Although the definition has changed slightly over the years, NEC 2014—the most recent version of the code—defines selective coordination as: "Localization of an overcurrent condition to restrict outages to the circuit or equipment affected, accomplished by the selection and installation of overcurrent protective devices (OCPDs) and their ratings or settings for the full range of available overcurrents, from overload to the maximum available fault current, and for the full range of OCPD opening times associated with those overcurrents."
In other words, the electrical engineer must carefully consider OCPDs so that the protective device closest to the fault opens first and quickly enough to prevent the upstream devices from tripping (see Figure 1). In Figure 1, the fault occurs downstream near the load. Selective coordination requires that only "circuit breaker one" clear the fault, allowing the other breakers in the switchboard identified as "NSG" to continue normal operation. The other circuit breakers in the switchgear would not see the fault; as a result, the rest of the loads would continue to be fed without interruption.
NFPA 110-2016: Standard for Emergency and Standby Systems also requires coordination in Article 6.5: "The OCPDs in the emergency power supply system shall be coordinated to optimize selective tripping of the circuit OCPDs when a short circuit occurs."
It seems very reasonable to have the protective devices selectively coordinated. Nobody likes power outages. The problem is that everything comes at a cost, and selective coordination makes for a more expensive electrical system. Because NEC is primarily interested in the safety of humans, it requires selective coordination only in systems that directly affect life safety. To what extent one needs to coordinate the protective devices depends on the authority having jurisdiction. In some locations, the requirement is to coordinate to 0.01 second and other locations to 0.1 second.
As with everything else, NEC turned attention to selective coordination as a matter of life safety. The coordination requirement was first introduced in 1993 in relation to elevators (Article 620: Elevators, Dumbwaiters, Escalators, Moving Walks, Platform Lifts, and Stairway Chairlifts). In 2005, the requirement was expanded to include emergency systems (Article 700), legally required standby systems (Article 701), and health care facilities (Article 517). The definition of selective coordination was also added in 2005 to better define the requirement. In 2008, Article 708: Critical Operations Power Systems was added to the requirements. Now, the requirement for selective coordination includes Articles 695: Fire Pumps and Article 645: Information Technology Equipment, as well.
When is selective coordination required?
Selective coordination is not required everywhere. It is only required where power continuity is critical to human life or when an interruption of power can cause hazardous conditions.
NEC Article 700.28 states: "Emergency system(s) overcurrent devices shall be selectively coordinated with all supply-side OCPDs.

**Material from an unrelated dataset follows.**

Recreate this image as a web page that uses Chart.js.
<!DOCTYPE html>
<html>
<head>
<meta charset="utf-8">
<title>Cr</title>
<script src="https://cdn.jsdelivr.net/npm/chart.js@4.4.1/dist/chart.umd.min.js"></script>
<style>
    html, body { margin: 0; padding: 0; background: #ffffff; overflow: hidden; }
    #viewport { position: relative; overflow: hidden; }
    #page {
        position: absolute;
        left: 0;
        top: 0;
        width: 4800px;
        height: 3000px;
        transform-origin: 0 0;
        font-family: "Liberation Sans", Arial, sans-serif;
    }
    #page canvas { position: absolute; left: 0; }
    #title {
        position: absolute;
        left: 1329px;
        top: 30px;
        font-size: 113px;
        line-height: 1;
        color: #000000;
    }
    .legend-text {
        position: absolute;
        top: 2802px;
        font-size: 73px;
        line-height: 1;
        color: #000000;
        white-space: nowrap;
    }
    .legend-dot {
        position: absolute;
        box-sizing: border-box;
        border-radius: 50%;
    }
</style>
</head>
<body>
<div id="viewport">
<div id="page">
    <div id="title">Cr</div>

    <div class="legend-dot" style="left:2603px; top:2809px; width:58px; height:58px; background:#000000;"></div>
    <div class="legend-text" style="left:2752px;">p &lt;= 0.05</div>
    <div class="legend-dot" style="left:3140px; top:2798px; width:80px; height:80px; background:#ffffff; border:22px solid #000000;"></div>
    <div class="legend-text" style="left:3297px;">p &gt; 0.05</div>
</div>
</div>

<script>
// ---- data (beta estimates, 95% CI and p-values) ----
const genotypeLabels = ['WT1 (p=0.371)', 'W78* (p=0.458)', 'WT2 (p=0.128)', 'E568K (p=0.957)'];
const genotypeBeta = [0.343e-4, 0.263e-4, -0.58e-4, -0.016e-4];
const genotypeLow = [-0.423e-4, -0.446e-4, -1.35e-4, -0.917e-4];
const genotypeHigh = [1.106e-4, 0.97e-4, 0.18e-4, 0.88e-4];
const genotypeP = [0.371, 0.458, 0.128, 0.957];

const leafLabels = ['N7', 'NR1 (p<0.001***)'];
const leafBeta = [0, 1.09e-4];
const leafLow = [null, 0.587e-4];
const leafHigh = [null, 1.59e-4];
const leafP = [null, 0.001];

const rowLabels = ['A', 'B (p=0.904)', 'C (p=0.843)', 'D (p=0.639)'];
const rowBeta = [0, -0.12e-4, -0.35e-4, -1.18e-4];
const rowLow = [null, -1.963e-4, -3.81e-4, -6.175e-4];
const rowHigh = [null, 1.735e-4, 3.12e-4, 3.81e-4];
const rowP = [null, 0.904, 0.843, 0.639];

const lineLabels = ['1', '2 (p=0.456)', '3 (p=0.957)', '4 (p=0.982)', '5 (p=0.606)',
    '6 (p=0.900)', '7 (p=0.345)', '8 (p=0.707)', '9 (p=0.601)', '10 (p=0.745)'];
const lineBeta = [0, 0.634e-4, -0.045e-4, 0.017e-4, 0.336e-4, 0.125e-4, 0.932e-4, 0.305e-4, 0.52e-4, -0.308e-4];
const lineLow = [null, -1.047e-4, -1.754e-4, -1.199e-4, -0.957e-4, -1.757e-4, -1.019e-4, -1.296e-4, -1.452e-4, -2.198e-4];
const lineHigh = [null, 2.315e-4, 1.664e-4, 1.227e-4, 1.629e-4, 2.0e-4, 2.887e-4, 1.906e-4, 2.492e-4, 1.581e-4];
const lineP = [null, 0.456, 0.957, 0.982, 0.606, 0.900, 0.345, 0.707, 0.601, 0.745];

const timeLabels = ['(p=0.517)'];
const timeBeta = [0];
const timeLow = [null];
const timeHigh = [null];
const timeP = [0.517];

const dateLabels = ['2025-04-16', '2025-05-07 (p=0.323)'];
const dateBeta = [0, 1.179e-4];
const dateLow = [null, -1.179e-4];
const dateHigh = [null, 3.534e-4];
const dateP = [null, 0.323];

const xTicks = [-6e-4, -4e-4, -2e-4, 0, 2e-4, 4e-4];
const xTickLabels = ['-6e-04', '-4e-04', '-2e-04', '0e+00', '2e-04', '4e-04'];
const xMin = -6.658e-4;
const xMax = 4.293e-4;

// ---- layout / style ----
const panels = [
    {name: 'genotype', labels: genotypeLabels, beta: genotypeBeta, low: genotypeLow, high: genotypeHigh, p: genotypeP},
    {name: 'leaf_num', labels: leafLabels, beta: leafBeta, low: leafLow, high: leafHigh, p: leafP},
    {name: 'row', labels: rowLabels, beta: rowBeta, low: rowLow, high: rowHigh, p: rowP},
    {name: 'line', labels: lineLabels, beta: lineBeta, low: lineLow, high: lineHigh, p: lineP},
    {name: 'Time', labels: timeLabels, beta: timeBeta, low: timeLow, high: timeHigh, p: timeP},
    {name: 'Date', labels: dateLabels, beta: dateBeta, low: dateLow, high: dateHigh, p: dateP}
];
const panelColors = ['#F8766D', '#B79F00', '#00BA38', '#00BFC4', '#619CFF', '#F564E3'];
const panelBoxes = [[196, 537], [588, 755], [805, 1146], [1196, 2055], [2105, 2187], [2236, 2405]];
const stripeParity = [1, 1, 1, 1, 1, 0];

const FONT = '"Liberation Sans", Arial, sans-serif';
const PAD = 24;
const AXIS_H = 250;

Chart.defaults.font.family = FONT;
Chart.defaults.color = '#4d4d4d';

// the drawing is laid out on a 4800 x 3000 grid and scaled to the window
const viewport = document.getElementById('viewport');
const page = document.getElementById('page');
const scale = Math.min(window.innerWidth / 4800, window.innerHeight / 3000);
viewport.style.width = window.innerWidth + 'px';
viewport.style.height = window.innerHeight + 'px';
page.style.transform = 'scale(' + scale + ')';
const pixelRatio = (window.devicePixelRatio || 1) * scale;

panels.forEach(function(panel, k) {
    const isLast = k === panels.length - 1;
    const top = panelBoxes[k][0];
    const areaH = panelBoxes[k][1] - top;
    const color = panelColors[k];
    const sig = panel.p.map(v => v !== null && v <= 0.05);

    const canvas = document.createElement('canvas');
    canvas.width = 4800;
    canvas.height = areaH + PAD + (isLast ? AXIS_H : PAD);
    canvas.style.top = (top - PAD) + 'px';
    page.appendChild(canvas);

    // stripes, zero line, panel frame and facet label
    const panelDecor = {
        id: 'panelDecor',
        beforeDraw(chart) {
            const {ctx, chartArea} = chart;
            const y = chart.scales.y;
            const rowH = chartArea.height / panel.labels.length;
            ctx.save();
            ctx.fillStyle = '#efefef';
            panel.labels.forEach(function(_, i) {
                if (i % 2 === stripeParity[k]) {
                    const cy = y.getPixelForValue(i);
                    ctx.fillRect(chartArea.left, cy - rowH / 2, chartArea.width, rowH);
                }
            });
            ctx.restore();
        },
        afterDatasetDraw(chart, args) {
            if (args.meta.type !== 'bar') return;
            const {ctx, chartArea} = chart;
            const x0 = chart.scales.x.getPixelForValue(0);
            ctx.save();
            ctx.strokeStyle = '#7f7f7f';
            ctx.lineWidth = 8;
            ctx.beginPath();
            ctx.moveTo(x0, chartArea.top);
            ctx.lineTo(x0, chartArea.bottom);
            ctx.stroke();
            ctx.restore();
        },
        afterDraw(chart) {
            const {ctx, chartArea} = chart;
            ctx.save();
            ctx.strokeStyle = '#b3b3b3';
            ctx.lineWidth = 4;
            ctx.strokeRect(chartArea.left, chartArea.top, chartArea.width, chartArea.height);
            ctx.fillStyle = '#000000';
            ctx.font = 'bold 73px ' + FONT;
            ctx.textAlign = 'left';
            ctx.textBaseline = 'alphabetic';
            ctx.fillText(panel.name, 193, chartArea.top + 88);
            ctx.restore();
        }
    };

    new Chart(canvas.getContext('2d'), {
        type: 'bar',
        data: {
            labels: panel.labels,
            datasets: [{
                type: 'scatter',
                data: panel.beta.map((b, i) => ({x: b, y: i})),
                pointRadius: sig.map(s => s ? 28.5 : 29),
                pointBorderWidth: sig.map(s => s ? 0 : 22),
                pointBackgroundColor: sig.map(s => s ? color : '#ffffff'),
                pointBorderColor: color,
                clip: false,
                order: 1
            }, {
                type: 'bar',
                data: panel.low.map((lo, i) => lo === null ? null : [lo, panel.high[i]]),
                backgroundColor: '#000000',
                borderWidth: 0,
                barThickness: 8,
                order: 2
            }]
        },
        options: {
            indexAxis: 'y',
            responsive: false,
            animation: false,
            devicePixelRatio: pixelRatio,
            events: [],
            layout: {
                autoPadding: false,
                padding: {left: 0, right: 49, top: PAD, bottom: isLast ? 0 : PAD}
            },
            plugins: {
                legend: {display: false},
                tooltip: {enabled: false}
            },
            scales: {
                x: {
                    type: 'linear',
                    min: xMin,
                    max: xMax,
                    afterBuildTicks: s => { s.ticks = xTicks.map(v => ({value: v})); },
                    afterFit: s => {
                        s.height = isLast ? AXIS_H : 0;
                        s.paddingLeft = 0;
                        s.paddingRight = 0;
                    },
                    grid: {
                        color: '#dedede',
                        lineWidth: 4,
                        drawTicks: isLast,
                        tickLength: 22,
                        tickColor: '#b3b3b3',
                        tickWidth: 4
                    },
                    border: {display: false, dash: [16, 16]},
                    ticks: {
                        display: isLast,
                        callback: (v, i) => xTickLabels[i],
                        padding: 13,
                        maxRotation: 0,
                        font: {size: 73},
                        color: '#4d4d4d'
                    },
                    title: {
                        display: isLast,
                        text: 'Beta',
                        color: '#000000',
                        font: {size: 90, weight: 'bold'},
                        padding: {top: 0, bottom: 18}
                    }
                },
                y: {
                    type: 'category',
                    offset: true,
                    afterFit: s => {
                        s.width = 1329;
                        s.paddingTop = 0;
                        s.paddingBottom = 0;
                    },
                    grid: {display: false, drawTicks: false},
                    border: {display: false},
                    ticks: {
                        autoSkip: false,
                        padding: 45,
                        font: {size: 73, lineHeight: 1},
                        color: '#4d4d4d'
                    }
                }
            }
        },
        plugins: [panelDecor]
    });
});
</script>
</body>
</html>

Selective coordination shall be selected by a licensed professional engineer or other qualified persons engaged primarily in the design, installation, or maintenance of electrical systems. The selection shall be documented and made available to those authorized to design, install, inspect, maintain, and operate the system."
It makes for a lively discussion when someone says selective coordination is only required on the emergency-power-source side of the electrical system. The reasoning behind this line of thought is that if the normal power is interrupted, the emergency system will take over, thereby providing the necessary power. The problem is that if the normal power protective device is not coordinated with the downstream protective device, the upstream device could trip first. The automatic-transfer device will ask the emergency system to energize and transfer over when the emergency power is established. In this case, the emergency system will be feeding a fault, which could force the whole system out of service.

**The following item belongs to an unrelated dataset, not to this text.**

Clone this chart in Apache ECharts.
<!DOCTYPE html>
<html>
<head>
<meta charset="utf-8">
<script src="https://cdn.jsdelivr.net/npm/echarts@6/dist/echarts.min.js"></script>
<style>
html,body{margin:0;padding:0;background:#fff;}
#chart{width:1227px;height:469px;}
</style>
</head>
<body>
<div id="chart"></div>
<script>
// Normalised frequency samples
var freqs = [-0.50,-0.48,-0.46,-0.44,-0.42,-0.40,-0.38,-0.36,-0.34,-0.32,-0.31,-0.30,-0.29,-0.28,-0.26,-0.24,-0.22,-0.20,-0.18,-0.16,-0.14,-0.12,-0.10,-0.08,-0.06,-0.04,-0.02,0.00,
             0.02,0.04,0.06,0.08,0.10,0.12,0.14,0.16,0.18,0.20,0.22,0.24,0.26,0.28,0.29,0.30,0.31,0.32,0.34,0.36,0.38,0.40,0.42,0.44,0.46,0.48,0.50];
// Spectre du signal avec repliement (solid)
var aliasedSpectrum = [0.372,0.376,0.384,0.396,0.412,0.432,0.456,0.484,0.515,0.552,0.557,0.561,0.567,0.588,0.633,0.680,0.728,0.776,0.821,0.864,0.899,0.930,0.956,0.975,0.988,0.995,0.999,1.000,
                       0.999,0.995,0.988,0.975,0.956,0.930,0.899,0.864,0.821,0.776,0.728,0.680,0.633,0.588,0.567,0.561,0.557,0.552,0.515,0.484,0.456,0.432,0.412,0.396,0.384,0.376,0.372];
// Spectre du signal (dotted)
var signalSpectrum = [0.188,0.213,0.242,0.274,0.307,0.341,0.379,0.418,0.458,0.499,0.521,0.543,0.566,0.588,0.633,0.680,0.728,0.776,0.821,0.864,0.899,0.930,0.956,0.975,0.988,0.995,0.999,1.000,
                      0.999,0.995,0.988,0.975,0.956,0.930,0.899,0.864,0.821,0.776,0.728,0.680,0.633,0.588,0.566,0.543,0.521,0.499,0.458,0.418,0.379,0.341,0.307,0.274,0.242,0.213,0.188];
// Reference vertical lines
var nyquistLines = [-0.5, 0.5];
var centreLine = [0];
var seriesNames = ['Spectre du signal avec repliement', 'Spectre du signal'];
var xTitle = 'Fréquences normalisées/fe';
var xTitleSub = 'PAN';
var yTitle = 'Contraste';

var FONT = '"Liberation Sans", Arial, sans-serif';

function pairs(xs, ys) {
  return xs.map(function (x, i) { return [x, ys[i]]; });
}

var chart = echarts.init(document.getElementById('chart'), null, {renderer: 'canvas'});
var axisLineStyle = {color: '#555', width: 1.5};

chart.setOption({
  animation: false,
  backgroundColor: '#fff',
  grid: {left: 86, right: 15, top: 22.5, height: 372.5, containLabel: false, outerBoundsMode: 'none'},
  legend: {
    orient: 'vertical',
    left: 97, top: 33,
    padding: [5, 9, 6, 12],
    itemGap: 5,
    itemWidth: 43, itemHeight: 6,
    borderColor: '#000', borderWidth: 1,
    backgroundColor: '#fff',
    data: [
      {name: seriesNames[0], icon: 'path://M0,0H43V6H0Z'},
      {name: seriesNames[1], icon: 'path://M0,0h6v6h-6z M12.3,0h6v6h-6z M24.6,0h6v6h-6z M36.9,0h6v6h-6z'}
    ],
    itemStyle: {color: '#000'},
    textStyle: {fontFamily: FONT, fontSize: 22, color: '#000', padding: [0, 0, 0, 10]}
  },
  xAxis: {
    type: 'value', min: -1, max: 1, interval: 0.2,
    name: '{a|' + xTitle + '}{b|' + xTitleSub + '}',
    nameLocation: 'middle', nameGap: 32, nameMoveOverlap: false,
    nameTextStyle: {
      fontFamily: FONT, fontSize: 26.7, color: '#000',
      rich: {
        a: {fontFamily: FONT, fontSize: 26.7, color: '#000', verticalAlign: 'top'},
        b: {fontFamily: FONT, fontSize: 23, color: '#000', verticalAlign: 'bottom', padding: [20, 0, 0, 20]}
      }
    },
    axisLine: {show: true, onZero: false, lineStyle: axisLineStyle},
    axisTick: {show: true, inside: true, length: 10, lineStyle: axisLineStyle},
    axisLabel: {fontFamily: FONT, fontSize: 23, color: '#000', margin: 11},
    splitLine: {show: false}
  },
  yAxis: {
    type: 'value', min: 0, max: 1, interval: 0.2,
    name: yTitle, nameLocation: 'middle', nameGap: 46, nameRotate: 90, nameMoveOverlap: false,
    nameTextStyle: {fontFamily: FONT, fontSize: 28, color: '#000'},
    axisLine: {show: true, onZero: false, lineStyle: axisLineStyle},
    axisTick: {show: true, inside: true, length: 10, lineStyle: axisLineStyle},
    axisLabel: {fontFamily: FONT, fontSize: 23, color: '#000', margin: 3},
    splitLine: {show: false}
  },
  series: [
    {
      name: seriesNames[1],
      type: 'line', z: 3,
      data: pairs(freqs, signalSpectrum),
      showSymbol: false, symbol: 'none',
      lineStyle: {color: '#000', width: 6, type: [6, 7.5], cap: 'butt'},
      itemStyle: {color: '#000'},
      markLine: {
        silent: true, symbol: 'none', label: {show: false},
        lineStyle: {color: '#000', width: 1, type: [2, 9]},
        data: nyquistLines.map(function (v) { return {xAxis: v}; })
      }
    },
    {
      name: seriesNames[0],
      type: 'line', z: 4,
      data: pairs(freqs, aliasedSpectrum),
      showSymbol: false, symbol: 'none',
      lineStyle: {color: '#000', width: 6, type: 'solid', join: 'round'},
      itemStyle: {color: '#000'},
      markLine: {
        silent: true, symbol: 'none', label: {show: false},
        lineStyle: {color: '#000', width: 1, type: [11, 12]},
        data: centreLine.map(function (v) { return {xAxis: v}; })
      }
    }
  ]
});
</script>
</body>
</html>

NEC Article 701.27 states: "Legally required standby system(s) overcurrent devices shall be selectively coordinated with all supply-side OCPDs." The protective device upstream of the automatic-transfer device is also part of these "supply-side OCPDs." As such, it should be coordinated with the emergency system protective devices downstream of the automatic-transfer device (see Figure 2).

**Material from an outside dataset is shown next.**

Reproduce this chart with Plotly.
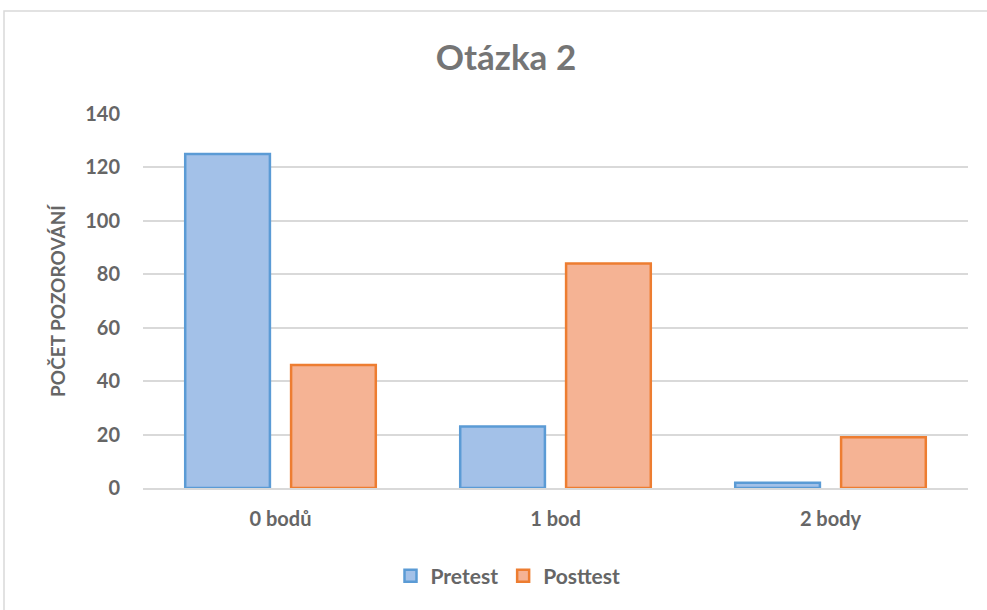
import plotly.graph_objects as go

categories = ["0 bodů", "1 bod", "2 body"]
pretest = [125, 23, 2]
posttest = [46, 84, 19]
y_ticks = [0, 20, 40, 60, 80, 100, 120, 140]

fig = go.Figure()
fig.add_trace(go.Bar(
    name="<b>Pretest</b>", x=categories, y=pretest,
    marker=dict(color="#a3c1e8", line=dict(color="#5b9bd5", width=2.5)),
))
fig.add_trace(go.Bar(
    name="<b>Posttest</b>", x=categories, y=posttest,
    marker=dict(color="#f5b394", line=dict(color="#ed7d31", width=2.5)),
))

L, R, T, B = 143, 19, 114, 122
W, H = 987, 610
pw, ph = W - L - R, H - T - B

fig.update_layout(
    width=W, height=H,
    margin=dict(l=L, r=R, t=T, b=B),
    paper_bgcolor="white", plot_bgcolor="white",
    barmode="group", bargap=0.23, bargroupgap=0.2,
    font=dict(family="Lato, Open Sans, sans-serif", color="#595959"),
    title=dict(text="<b>Otázka 2</b>", x=(506 - 0) / W, xanchor="center",
               y=1 - 58 / H, yanchor="middle",
               font=dict(size=35, color="#757575")),
    legend=dict(orientation="h", x=(508 - L) / pw, xanchor="center",
                y=-(576 - (H - B)) / ph, yanchor="middle",
                itemwidth=30, tracegroupgap=0,
                font=dict(size=21, color="#666666")),
    shapes=[dict(type="rect", xref="paper", yref="paper",
                 x0=(4 - L) / pw, x1=1.2, y0=-0.6, y1=(H - B - 11) / ph,
                 line=dict(color="#d9d9d9", width=1.5), fillcolor="rgba(0,0,0,0)",
                 layer="below")],
)
fig.update_xaxes(showgrid=False, showline=True, linecolor="#d9d9d9", linewidth=1.5,
                 tickfont=dict(size=20, color="#666666"), ticks="",
                 ticklabelstandoff=12,
                 tickvals=categories, ticktext=["<b>%s</b>" % c for c in categories])
fig.update_yaxes(range=[0, 140], tickvals=y_ticks,
                 ticktext=["<b>%d</b>" % v for v in y_ticks],
                 showgrid=True, gridcolor="#d9d9d9", gridwidth=1.5,
                 zeroline=False, showline=False, ticks="",
                 tickfont=dict(size=20, color="#666666"), ticklabelstandoff=22,
                 title=dict(text="<b>POČET POZOROVÁNÍ</b>", standoff=14,
                            font=dict(size=19, color="#666666")))

fig.write_html("out.html", config={"displayModeBar": False},
               post_script="document.body.style.margin='0';")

How selective coordination is accomplished
Selective coordination can be done by employing several methods. One such method would be by comparing time-current curves (TCCs) of the given protective devices (see "TCCs explained"). In the past, engineers would construct these curves by hand. Needless to say, this method was time-consuming and not as accurate as using modern software.
Using specific software that provides TCCs enables the engineer to be more precise in his or her approach. One can choose to use software that can be purchased, such as SKM or ETAP, or software provided for free by the manufacturers of protective devices. Choosing one over the other has to do with several factors. Sometimes, clients request that certain software is used because they have confidence in that software and/or they may have already invested in it. Other times, the design engineer will use the software with which he or she is more familiar. Regardless, choosing the free manufacturer's software has one downfall: The only protective devices in the library of that software are the ones made by that manufacturer.
When using generic software, the first thing to do is build the electrical system single-line diagram. This diagram can then be used for many different analyses, such as arc flash or load flow. For the short-circuit analysis to be accurate, the single-line elements must be selected appropriately. The utility-supplied fault duty is an important input because it is directly connected to the short-circuit current availability in the system. If not known, a good number to use as the utility contribution is 500 MVA.
The capacity of the main transformer(s) is the next key piece of information in determining the short-circuit current availability along with the impedance. The impedance of the transformers is usually expressed as a percentage. Emergency generators also play a big role in the fault current availability. In addition to generator capacity, subtransient reactance is important information. The subtransient reactance of the generator plays the same role as the impedance of the transformer and provides resistance to the current flow, thereby lowering the current availability. Cable impedances also play a role, but engineers typically choose to be conservative and use shorter wire lengths than those in the studies. Shorter wires have smaller impedance to the current flow because the impedance is a function of the wire length. After running the short-circuit analysis and establishing the maximum available current, the coordination study can be performed.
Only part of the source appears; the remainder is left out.